According to another embodiment, object detection is performed on a current window image, thereby generating a current likelihood value indicating how likely an object is detected. The object detection early terminates, if a previous window image preceding the current window image contains the object to be detected and the current likelihood value is greater than or equal to a predetermined foreground threshold.
In the embodiment, the adaptive system 100 may include a plurality of classifiers 11 (e.g., first stage classifier to nth stage classifier as exemplified in
As shown in
The classifier 11 of the embodiment may include a summing device 112 that is configured to collect and sum up scores generated by the weak classifiers 112, therefore generating a score sum. In the specification, the score of the weak classifier 112 may be a numerical value indicating a level of confidence that a stage will produce a stage decision of face or non-face (e.g., corresponding to a measure how likely it is that a face is present or not present within a scanning window). The score sum is then compared with a predetermined stage threshold by a comparator 113. The classifier 11 can decide, based on the comparison result of the comparator 113, whether the scanning window 110 contains at least a portion of the object (e.g., the face). If the classifier 11 decides in the affirmative, the stage thereof passes, otherwise that stage fails. If one stage passes, the image of the same scanning window 110 is then subjected to detection in the next stage with more features and more time consumed. According to pass/fail conditions of the cascading classifiers 11, the adaptive system 100 (
In step 33, a current likelihood value L is compared with the predetermined background threshold θbg. If the current likelihood value L is less than the predetermined background threshold θbg. (i.e., L<θbg), it indicates that the current window image and neighboring window images are background images not containing the object to be detected. That is, the current window image is in a background locality. Therefore, a predetermined number δ of next window images following the current window image are skipped in step 34, where δ is a preset value representing a degree of locality. In other words, the skipped window images are not subjected to detection, thereby accelerating the object detection. Moreover, in step 34 of the embodiment, likelihood values of the skipped window images are set with a minimum likelihood value Lmin (e.g., L=0), which represents absence of the object to be detected. In an alternative embodiment, likelihood values of the skipped window images are set with a predetermined value less than the predetermined background threshold θbg.
If the result of step 33 is negative (i.e., L≥θbg), indicating that the current window image and neighboring window images are not background images, a previous likelihood value L (associated with a previous window image) is compared with a maximum likelihood value Lmax (e.g., 25) in step 35, which represents presence of the object to be detected. In an alternative embodiment, step 35 determines whether a previous likelihood value L (of a previous window image) is greater than a predetermined value that is greater than the predetermined foreground threshold θfg.
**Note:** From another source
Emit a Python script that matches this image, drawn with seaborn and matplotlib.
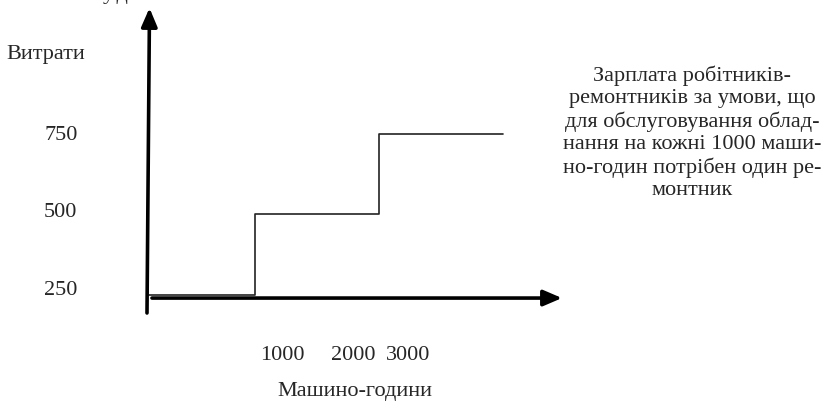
"""Step chart of repair workers' wages against machine-hours."""

import matplotlib

matplotlib.use("Agg")
import matplotlib.pyplot as plt
import pandas as pd
import seaborn as sns

# step data: machine-hours where the wage level changes and the wage level
machine_hours = [150, 1000, 2000, 3000]
costs = [250, 500, 750, 750]

y_ticks = [250, 500, 750]
y_tick_labels = ["250", "500", "750"]
# the source drawing puts its hour labels off the step points, keep them where they were
x_tick_pos = [1220, 1790, 2235]
x_tick_labels = ["1000", "2000", "3000"]

note_lines = [
    "Зарплата робітників-",
    "ремонтників за умови, що",
    "для обслуговування облад-",
    "нання на кожні 1000 маши-",
    "но-годин потрібен один ре-",
    "монтник",
]

W, H = 828, 403
FS = 16

sns.set_theme(style="white")
plt.rcParams["font.family"] = ["Liberation Serif", "DejaVu Serif"]
plt.rcParams["font.size"] = FS

fig = plt.figure(figsize=(W / 100, H / 100), dpi=100)
fig.patch.set_facecolor("white")

# axes box spans the hand drawn arrow axes of the original
left, right, top, bottom = 147, 562, 8, 313
ax = fig.add_axes([left / W, 1 - bottom / H, (right - left) / W, (bottom - top) / H])
ax.set_facecolor("white")
for spine in ax.spines.values():
    spine.set_visible(False)

data = pd.DataFrame({"hours": machine_hours, "cost": costs})
sns.lineplot(
    data=data,
    x="hours",
    y="cost",
    ax=ax,
    drawstyle="steps-post",
    color="#222222",
    linewidth=1.2,
)

ax.set_xlim(136, 3470)
ax.set_ylim(194, 1141)

ax.set_yticks(y_ticks, y_tick_labels)
ax.set_xticks(x_tick_pos, x_tick_labels)
ax.tick_params(axis="y", length=0, pad=50, labelsize=FS)
ax.tick_params(axis="x", length=0, pad=24, labelsize=FS)
# labels in the drawing sit a little above their levels
for lbl, dy in zip(ax.get_yticklabels(), [7, 4, 1]):
    lbl.set_transform(lbl.get_transform() + matplotlib.transforms.ScaledTranslation(0, dy / 100, fig.dpi_scale_trans))
ax.set_xlabel("Машино-години", fontsize=FS, labelpad=12)
ax.set_ylabel("")

arrow = dict(arrowstyle="-|>,head_length=0.7,head_width=0.3", color="black", lw=2.6, shrinkA=0, shrinkB=0)
# vertical axis
ax.annotate("", xy=(0.006, 1.0), xytext=(0.0, 0.0), xycoords="axes fraction", arrowprops=arrow)
# horizontal axis
ax.annotate("", xy=(1.0, 0.049), xytext=(0.012, 0.049), xycoords="axes fraction", arrowprops=arrow)

fig.text(46 / W, 1 - 55 / H, "Витрати", ha="center", va="center", fontsize=FS)
fig.text(118 / W, 1 + 1 / H, "у.д.", ha="center", va="baseline", fontsize=FS)
fig.text(692 / W, 1 - 133 / H, "\n".join(note_lines), ha="center", va="center",
         multialignment="center", fontsize=FS, linespacing=1.22)

fig.savefig("out.png", dpi=100, facecolor="white")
If the previous likelihood value L is equal to the maximum likelihood value Lmax in step 35, indicating that the previous window image preceding the current window image contains the object to be detected, the current likelihood value L is further compared with the predetermined foreground threshold θfg in step 36. If the current likelihood value L is greater than or equal to the predetermined foreground threshold θfg. (i.e., L≥θfg), it indicates that the current window image is a foreground image containing the object to be detected. That is, the current window image is in a foreground locality. Therefore, remaining window images that have not yet been subjected to detection are skipped in step 37. In other words, the skipped window images are not subjected to detection or the flow of the adaptive method 300 early terminates, thereby accelerating the object detection. Moreover, in step 37 of the embodiment, likelihood values of the skipped window images are set with a maximum likelihood value Lmax, which represents presence of the object to be detected. In an alternative embodiment, likelihood values of the skipped window images are set with a predetermined value that is greater than the predetermined foreground threshold θfg.
If either result of step 35 or step 36 is negative, the flow of the adaptive method 300 geos to step 38 to determine whether any window image remains undetected. If the determination is affirmative, the flow of the adaptive method 300 goes to step 32 for detecting a subsequent window image, otherwise the flow goes to step 39, in which the likelihood values L for the window images in the row are outputted.
According to the embodiment proposed above, a plurality of window images may be skipped when the current window image is in a background locality, or the adaptive method 300 may terminate early when the current window image is in a foreground locality, thereby saving substantial processing time and associated power. Accordingly, the embodiment of the present invention may, for example, be adapted to a normally-operated low-power (or power-limited) camera that is capable of quickly detecting objects.
Although specific embodiments have been illustrated and described, it will be appreciated by those skilled in the art that various modifications may be made without departing from the scope of the present invention, which is intended to be limited solely by the appended claims.